Launch of the Global Estimates on Modern Slavery and Child Labour

  • Speech, check against delivery

Good evening Excellencies, distinguished delegates, ladies and gentlemen.

It is an unpalatable truth that forced labour, modern slavery, and human trafficking are rampant in the world today.

Australia has strongly committed to working with the international community to address these egregious crimes, urgently.

We have staunchly supported implementation of Alliance 8.7 as a vehicle to accelerate coordinated global action to tackle these abuses and crimes.

At Leaders' Week last year, I was present to help launch the Alliance. Twelve months later, I am delighted to see the fruits of our collective efforts to progress Target 8.7 of the 2030 Sustainable Development Goals.

This evening I acknowledge and applaud the UN agencies and the Walk Free Foundation on the release of the new 2017 Global Estimates on Forced Labour and Modern Slavery and Child Labour. Andrew and Nicola Forrest of Walk Free join us here tonight.

The statistics are truly shocking. The new Estimates are vital products to benchmark progress and inform effective policy making.

However, one person trafficked or enslaved is one person too many.

Australia has a long history of regional and global leadership on issues concerning people trafficking, people smuggling and related transnational crime, particularly through the Bali Process.

Last month, with co-Chair, Indonesian Foreign Minister HE Retno Marsudi, we launched the world's first regional business-government partnership to address modern slavery. The business side was co-chaired by Mr Andrew Forrest AO from Australia, Chairman of Fortescue Metals Group and Walk Free, and Mr Eddy Sariaatmadja from Indonesia, founder and Chairman of Emtek. Both Andrew and Eddy are committed to corporate responsibility and accountability, and share a history of generous philanthropy. They were the most ideal choices for co-chairs.

The Forum was embraced by all Bali Process member nations and was attended by 37 Bali Process member countries, including 24 Ministers, and over 30 business leaders.

There was a strong spirit of cooperation, with businesses and governments welcoming the intent of the Forum.

The Forum agreed a business-led Work Plan under which business will develop proposals for practical steps governments and businesses can take to eliminate modern slavery, to be presented at next year's Bali Process Ministerial meeting, taking place in Indonesia. The emphasis is on government and business partnership.

Priority areas will include ethical employment, supply chain transparency, and safeguards and redress mechanisms.

When government and business work together, we can accelerate progress in eliminating modern slavery, forced labour and child labour.

This is an historic outcome in a region estimated by the ILO to contain over 56 per cent of the world's people subject to forced labour.

Australia continues to focus on safe migration and combating human trafficking as a core part of our preventative approach.

In December 2016, I renewed our commitment to a further funding of $20 million over ten years for the TRIANGLE in ASEAN program, delivered in partnership with the ILO.

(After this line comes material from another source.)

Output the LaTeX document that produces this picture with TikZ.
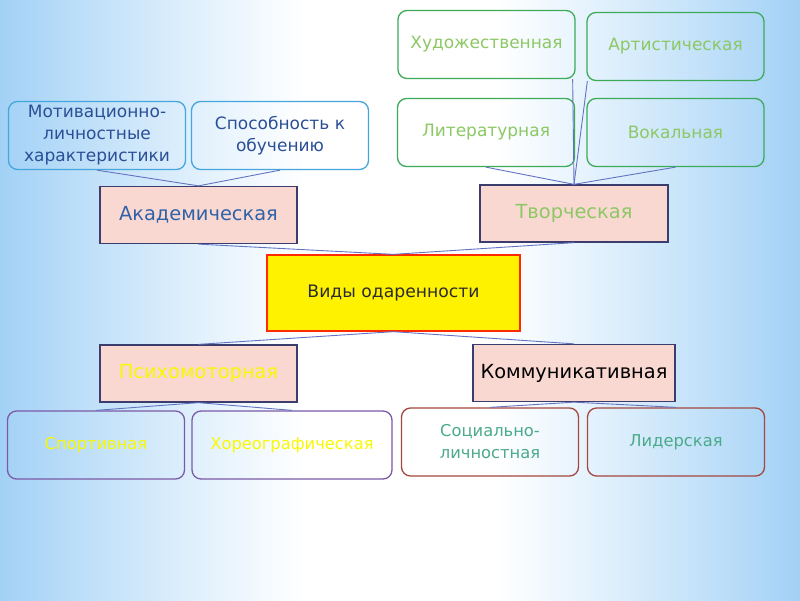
\documentclass[tikz,border=0pt]{standalone}
\usepackage{fontspec}
\setmainfont{DejaVu Sans}
\definecolor{bgb}{HTML}{A2D1F6}
\definecolor{bgm}{HTML}{C2E1F9}
\definecolor{bgl}{HTML}{E4F2FD}
\definecolor{blueline}{HTML}{45A6DE}
\definecolor{bluetext}{HTML}{2B4F96}
\definecolor{greenline}{HTML}{3DAA5A}
\definecolor{greentext}{HTML}{8CC864}
\definecolor{pinkfill}{HTML}{F9D8D2}
\definecolor{navy}{HTML}{3B3D6E}
\definecolor{acadtext}{HTML}{2F62A8}
\definecolor{redline}{HTML}{FF2A00}
\definecolor{darktext}{HTML}{2B2B2B}
\definecolor{purpleline}{HTML}{7B5AA6}
\definecolor{yel}{HTML}{F8F800}
\definecolor{brownline}{HTML}{A3473F}
\definecolor{tealtext}{HTML}{4AAA8A}
\definecolor{conn}{HTML}{6273C2}
\pgfdeclarehorizontalshading{bgshade}{100bp}{color(0bp)=(bgb); color(25bp)=(bgb); color(31bp)=(bgm); color(38bp)=(bgl); color(44bp)=(white); color(56bp)=(white); color(62bp)=(bgl); color(69bp)=(bgm); color(75bp)=(bgb); color(100bp)=(bgb)}
\tikzset{
  rbox/.style={draw, rounded corners=9pt, line width=1.3pt, inner sep=0pt, align=center,
    minimum width=177pt, minimum height=68pt, font=\fontsize{17}{22}\selectfont},
  bluebox/.style={rbox, draw=blueline, text=bluetext},
  greenbox/.style={rbox, draw=greenline, text=greentext},
  purplebox/.style={rbox, draw=purpleline, text=yel, font=\fontsize{16.3}{21}\selectfont},
  brownbox/.style={rbox, draw=brownline, text=tealtext, font=\fontsize{16.3}{22}\selectfont},
  midbox/.style={draw=navy, fill=pinkfill, line width=1.3pt, inner sep=0pt, align=center,
    minimum height=57pt, font=\fontsize{19.4}{23}\selectfont},
  conline/.style={draw=conn, line width=0.9pt}
}
\begin{document}
\begin{tikzpicture}[x=1pt,y=-1pt]
\useasboundingbox (0,0) rectangle (800,600);
\shade[shading=bgshade] (0,0) rectangle (800,600);
% top-left
\node[bluebox] (mot) at (97,135.5) {Мотивационно-\\личностные\\характеристики};
\node[bluebox] (spo) at (280,135.5) {Способность к\\обучению};
% top-right
\node[greenbox] (hud) at (486.5,44.5) {Художественная};
\node[greenbox] (art) at (675.5,46.5) {Артистическая};
\node[greenbox] (lit) at (486,132.5) {Литературная};
\node[greenbox] (vok) at (675.5,132.5) {Вокальная};
% level 2
\node[midbox, minimum width=197pt, text=acadtext] (aca) at (198.5,215) {Академическая};
\node[midbox, minimum width=188pt, text=greentext] (tvo) at (574,213.5) {Творческая};
\node[midbox, minimum width=197pt, text=yel] (psi) at (198.5,373.5) {Психомоторная};
\node[midbox, minimum width=202pt, text=black] (kom) at (574,373) {Коммуникативная};
% centre
\node[draw=redline, fill=yellow, line width=1.3pt, minimum width=253pt, minimum height=76pt,
  inner sep=0pt, text=darktext, font=\fontsize{17.2}{21}\selectfont] (vid) at (393.5,293) {Виды одаренности};
% bottom
\node[purplebox] (spt) at (96,445) {Спортивная};
\node[purplebox, minimum width=200pt] (hor) at (292,445) {Хореографическая};
\node[brownbox] (soc) at (490,442) {Социально-\\личностная};
\node[brownbox] (lid) at (676,442) {Лидерская};
% connectors
\draw[conline] (mot.south) -- (aca.north);
\draw[conline] (spo.south) -- (aca.north);
\draw[conline] (lit.south) -- (tvo.north);
\draw[conline] (vok.south) -- (tvo.north);
\draw[conline] ([xshift=-3pt]hud.south east) -- (tvo.north);
\draw[conline] ([xshift=1pt]art.south west) -- (tvo.north);
\draw[conline] (aca.south) -- (vid.north);
\draw[conline] (tvo.south) -- (vid.north);
\draw[conline] (vid.south) -- (psi.north);
\draw[conline] (vid.south) -- (kom.north);
\draw[conline] (psi.south) -- (spt.north);
\draw[conline] (psi.south) -- (hor.north);
\draw[conline] (kom.south) -- (soc.north);
\draw[conline] (kom.south) -- (lid.north);
\end{tikzpicture}
\end{document}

This program sits alongside our other flagship investment to build and strengthen criminal justice responses to human trafficking, the $50 million Australia-Asia Program to Combat Trafficking in Persons. Through this investment, we assist countries in the region to implement obligations under the 2015 ASEAN Convention on Trafficking in Persons and its Plan of Action.

Domestically, I'm pleased to say Australia is committed to working with the business community to combat modern slavery in the supply chains of goods and services. Just now, I have advised UK Prime Minister, Theresa May, that the Australian Government has confirmed we will introduce modern slavery legislation, similar to the UK. It will require large Australian businesses to publish annual statements outlining their actions to address modern slavery in their supply chains.

I am pleased to represent Australia at this event and reaffirm our commitment to stand together with Alliance 8.7 partners to combat modern slavery, forced labour and child labour.

I applaud the vital evidence base provided by the new Global Estimates launched here this evening.

Modern slavery, forced labour and child labour are an affront to our collective humanity.